EXERCISE BRIEF:
Identify all lines of the data containing the string "this" and copy them.

DATA SHOWN:
■ ■ ■

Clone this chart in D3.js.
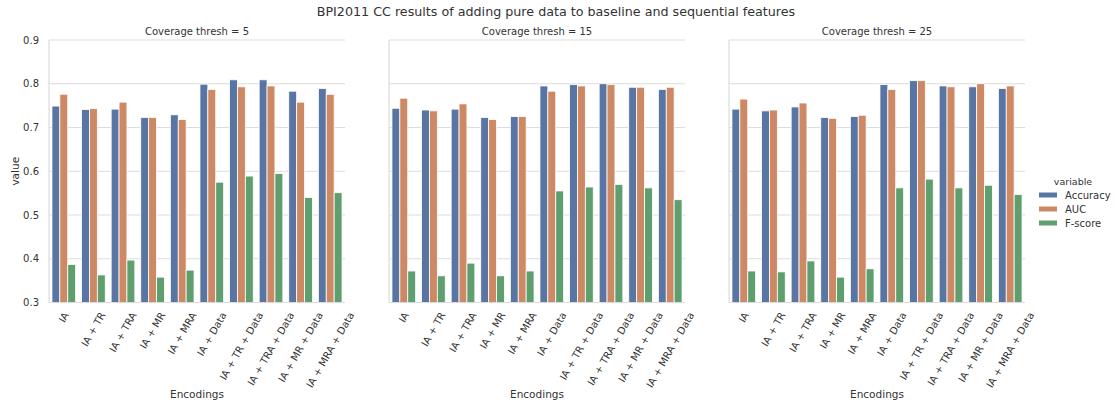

■ ■ ■

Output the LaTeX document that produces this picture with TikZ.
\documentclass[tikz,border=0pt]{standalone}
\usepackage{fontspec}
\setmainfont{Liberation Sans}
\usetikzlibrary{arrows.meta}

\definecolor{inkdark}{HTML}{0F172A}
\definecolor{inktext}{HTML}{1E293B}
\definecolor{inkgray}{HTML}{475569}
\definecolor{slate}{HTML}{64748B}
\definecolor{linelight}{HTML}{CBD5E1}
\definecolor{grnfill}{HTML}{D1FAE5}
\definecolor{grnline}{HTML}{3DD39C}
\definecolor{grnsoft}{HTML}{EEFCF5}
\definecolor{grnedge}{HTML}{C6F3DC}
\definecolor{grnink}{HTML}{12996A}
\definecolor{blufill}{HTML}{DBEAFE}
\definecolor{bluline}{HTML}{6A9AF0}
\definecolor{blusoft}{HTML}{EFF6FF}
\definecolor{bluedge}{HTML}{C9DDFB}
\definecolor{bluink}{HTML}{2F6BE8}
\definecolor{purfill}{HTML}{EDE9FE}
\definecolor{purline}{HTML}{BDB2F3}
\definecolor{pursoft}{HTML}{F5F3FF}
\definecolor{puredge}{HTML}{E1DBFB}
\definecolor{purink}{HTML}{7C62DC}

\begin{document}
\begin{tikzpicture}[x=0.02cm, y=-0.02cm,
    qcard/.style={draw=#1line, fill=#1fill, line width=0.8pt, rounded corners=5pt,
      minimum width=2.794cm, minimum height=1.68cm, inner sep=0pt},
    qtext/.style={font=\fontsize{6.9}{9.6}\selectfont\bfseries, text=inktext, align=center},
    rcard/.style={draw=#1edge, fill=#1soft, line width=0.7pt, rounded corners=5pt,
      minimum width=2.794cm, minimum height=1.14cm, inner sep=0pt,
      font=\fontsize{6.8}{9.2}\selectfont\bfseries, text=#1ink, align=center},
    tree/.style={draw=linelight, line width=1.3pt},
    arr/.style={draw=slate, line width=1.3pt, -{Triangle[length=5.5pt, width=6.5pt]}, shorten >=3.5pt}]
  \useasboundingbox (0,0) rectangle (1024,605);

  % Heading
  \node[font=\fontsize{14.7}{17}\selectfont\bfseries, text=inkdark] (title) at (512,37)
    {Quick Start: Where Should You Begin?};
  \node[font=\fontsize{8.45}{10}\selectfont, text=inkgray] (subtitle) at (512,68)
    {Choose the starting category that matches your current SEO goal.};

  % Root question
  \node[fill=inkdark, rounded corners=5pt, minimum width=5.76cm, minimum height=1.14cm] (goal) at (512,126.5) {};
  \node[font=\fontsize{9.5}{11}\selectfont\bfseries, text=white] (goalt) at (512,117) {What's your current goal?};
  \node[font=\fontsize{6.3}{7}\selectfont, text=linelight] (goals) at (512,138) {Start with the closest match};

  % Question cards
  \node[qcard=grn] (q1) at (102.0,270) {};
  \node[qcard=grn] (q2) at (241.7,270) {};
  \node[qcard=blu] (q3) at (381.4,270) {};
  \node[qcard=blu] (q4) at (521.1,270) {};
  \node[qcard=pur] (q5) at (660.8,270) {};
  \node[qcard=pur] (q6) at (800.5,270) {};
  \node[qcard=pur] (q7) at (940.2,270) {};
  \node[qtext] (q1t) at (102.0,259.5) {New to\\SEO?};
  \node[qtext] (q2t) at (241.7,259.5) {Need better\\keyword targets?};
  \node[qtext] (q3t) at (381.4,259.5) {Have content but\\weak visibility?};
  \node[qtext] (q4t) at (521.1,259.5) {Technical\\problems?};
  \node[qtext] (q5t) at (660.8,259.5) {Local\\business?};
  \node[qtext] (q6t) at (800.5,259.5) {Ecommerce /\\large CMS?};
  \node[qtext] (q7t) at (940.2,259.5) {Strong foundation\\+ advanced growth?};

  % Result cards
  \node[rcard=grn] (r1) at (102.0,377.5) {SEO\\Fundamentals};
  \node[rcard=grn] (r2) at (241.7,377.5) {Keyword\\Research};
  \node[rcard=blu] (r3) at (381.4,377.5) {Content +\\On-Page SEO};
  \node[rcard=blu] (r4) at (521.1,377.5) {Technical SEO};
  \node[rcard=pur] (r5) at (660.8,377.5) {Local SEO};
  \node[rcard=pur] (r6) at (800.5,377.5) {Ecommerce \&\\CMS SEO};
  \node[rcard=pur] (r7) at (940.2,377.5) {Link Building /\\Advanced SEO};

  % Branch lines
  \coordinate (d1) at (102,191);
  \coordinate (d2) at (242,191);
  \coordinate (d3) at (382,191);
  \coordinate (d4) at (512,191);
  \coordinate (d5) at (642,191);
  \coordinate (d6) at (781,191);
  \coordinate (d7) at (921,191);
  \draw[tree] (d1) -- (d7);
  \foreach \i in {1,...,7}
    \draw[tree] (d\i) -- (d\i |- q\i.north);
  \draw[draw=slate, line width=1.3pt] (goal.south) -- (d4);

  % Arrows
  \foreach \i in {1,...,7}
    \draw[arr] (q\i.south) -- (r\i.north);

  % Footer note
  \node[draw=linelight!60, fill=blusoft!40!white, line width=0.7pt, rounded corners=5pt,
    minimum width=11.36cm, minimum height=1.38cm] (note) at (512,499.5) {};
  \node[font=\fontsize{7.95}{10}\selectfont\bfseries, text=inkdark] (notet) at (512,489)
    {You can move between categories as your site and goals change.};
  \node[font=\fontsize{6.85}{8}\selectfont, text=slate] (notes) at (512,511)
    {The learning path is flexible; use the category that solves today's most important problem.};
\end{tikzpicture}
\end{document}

■ ■ ■

RESPONSE:
Clone this chart in D3.js.
Output the LaTeX document that produces this picture with TikZ.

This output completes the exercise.